Under the guidance of Adam Fleishhacker, Ji performs her dissertation research focusing on identifying interpretable and accurate methods of clustering to generate and act on insights from vast amounts of data.
“One natural way of clustering observations, be [they of] customers, products or markets,” Ji said, “is to focus on attributes that make each observation unique and to then declare observations that share unique attributes as part of the same group.
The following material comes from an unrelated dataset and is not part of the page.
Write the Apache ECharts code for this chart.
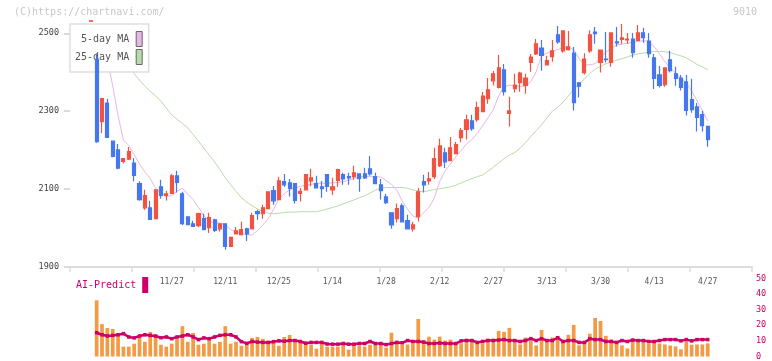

One can imagine these groups in various settings; example clusters might be interpreted as multi-infant travel passengers, billionaire-led hedge funds or gluten-free bakery shoppers.”
Ji has targeted three objectives:
- To algorithmically identify clusters that share some form of uniqueness in settings where multiple numeric and categorical data attributes are correlated,
- To verify that identified clusters mimic groups perceived by human classifiers in real-world decision settings, and
- To ensure both the scalability and interpretability of the clustering algorithm in large data settings.
“Our idea is to show how numerical transaction data (e.g. credit card transactions), geo-location data (e.g. addresses) and social media tags (e.g. Yelp tags like “breakfast” or “donut shop”) can be combined to identify competitors using an automated algorithm that outperforms all existing algorithms,” Ji said. “We have manually collected transaction data at many of these restaurants and have demonstrated a proof-of-concept using that data.”